My stomach dropped. My hands went cold. "O… um… 'Celestial messenger'…? As in… an angel?"

"Yes."

I frowned, cringed, blushed. "So, I—" My voice cracked. "I… called an angel from heaven and mistakenly committed holy blasphemy…?"

"Quite thoroughly." His tone was somewhere between stern teacher and annoyed guardian. "Little witchlet, you nearly tore a hole in the Veil for the sake of vanity."

I opened my mouth to argue that it wasn't vanity—that I had very practical reasons for wanting a demon's help—but the words tangled in my throat. After all, this had all started with a 'glamor potion', which was indeed a product to feed one's vanity…

And suddenly, I remembered again: The Duke's men. The patrols. The way they'd lingered near the forest's edge earlier that day.

"They're going to find me," I blurted.

His gaze sharpened. "Who?"

"The Duke's men," I whispered. "They're looking for me. If they find out I'm here, they'll—"

For the first time, his expression shifted from distant disdain to something more expected yet unsettling: curiosity and then… concern. He stepped closer, studying me, really seeing me—not just as a reckless witch who'd botched a ritual, but as someone cornered.

"You weren't summoning out of malice," he said slowly. "You were desperate."

I didn't answer. I didn't have to. My silence spoke well enough.

He sighed, rubbing the bridge of his nose like someone already regretting a decision. "I can't fix everything for you," he said finally. "Celestial law binds my interference."

"I wasn't asking you to—" I started.

He glanced around the room, his eyes narrowing as he focused on me. I felt the brush of something soft but precise, like fingers parting tangled threads. "You look like a toad… I assume a cosmetic spell gone bad?"

I winced. "I skimmed on the fine-print."

He gave me a look that said of course you did. Then, with a soft gesture, he murmured something under his breath. The residual magic tangled in my skin loosened slightly—not erased, just shifted. "You can stabilize it. If you pay attention this time."

It wasn't a fix. But it was guidance.

Without warning, he turned to look back outside. My eyes widened and I just knew he had somehow sensed something.

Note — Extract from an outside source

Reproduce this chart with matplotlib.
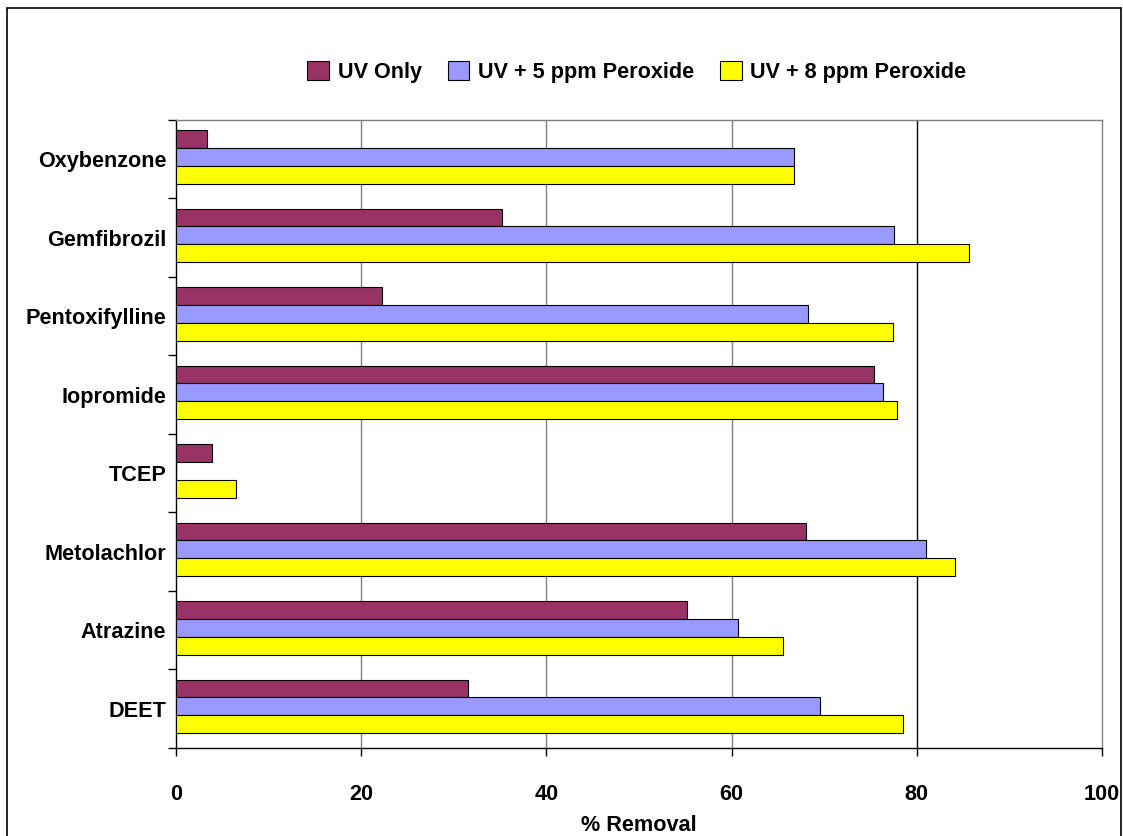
import matplotlib
matplotlib.use('Agg')
from matplotlib import pyplot as plt
from matplotlib.patches import Rectangle
import numpy as np

compounds = ['Oxybenzone', 'Gemfibrozil', 'Pentoxifylline', 'Iopromide',
             'TCEP', 'Metolachlor', 'Atrazine', 'DEET']
uv_only = [3.4, 35.2, 22.3, 75.4, 3.9, 68.0, 55.2, 31.5]
uv_5ppm = [66.7, 77.5, 68.2, 76.4, 0.0, 81.0, 60.7, 69.5]
uv_8ppm = [66.7, 85.6, 77.4, 77.9, 6.5, 84.1, 65.6, 78.5]
series_names = ['UV Only', 'UV + 5 ppm Peroxide', 'UV + 8 ppm Peroxide']
colors = ['#993366', '#9999FF', '#FFFF00']
xticks = [0, 20, 40, 60, 80, 100]

plt.rcParams['font.family'] = ['Liberation Sans', 'DejaVu Sans']
plt.rcParams['font.weight'] = 'bold'
fs = 15.6

fig = plt.figure(figsize=(11.23, 8.36), dpi=100)
ax = fig.add_axes([0.1567, 0.1053, 0.8246, 0.7512])

# Oxybenzone on top
n = len(compounds)
y = np.arange(n)[::-1]
h = 0.228
off = 0.03
for vals, name, c, k in zip([uv_only, uv_5ppm, uv_8ppm], series_names, colors, [1, 0, -1]):
    ax.barh(y + off + k * h, vals, height=h, color=c, edgecolor='black',
            linewidth=0.8, label=name, zorder=3)

ax.set_xlim(0, 100)
ax.set_ylim(-0.5, n - 0.5)
ax.set_xticks(xticks)
ax.set_xticklabels([str(t) for t in xticks], fontsize=fs, fontweight='bold')
ax.set_yticks(y)
ax.set_yticklabels(compounds, fontsize=fs, fontweight='bold')
ax.set_yticks(np.arange(-0.5, n, 1.0), minor=True)
ax.tick_params(axis='y', which='major', length=0, pad=7)
ax.tick_params(axis='y', which='minor', length=6, width=1, direction='out')
ax.tick_params(axis='x', which='major', length=6, width=1, direction='out', pad=20)
ax.set_xlabel('% Removal', fontsize=fs, fontweight='bold', labelpad=7)

for t in xticks[1:-1]:
    ax.axvline(t, color='black' if t == 80 else '#808080', linewidth=1, zorder=1)

ax.spines['top'].set_color('#808080')
ax.spines['right'].set_color('#808080')
ax.spines['left'].set_color('black')
ax.spines['bottom'].set_color('black')
for s in ax.spines.values():
    s.set_linewidth(1)

fig.legend(loc='center', bbox_to_anchor=(0.567, 0.914), ncol=3, frameon=False,
           prop={'size': fs, 'weight': 'bold'}, handlelength=1.0, handleheight=1.0,
           handletextpad=0.4, columnspacing=1.2)

fig.patches.append(Rectangle((7 / 1123, -0.02), 1114 / 1123, 1 - 8 / 836 + 0.02,
                             transform=fig.transFigure, fill=False,
                             edgecolor='black', linewidth=1.2))

fig.savefig('out.png', dpi=100)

"Noise? Men?" He nodded once and I felt my stomach burn with fear. He flicked a hand, closing the front door, as if that would keep the men away, which… if he had strong powers, might actually help with more than just closing a door. He breathed in deeply and then turned to me. "They aren't close enough but…You're a walking disaster."

I frowned deeply, wanting to defend myself, but I couldn't… not after all my mistakes and shame. "I am," I whispered.

For a long moment, we stood there in uneasy silence, the distance between us crackling with the strange energy of two people who should never have crossed paths, but somehow had.

Finally, he exhaled. "I can't return yet. There are… rules. And someone has to keep you from setting the world on fire next time."

I blinked. "…You're staying?"

"Temporarily."

I didn't know whether to feel relieved or terrified.

I hadn't called for a savior. I'd called for the devil.

But apparently, heaven had other plans.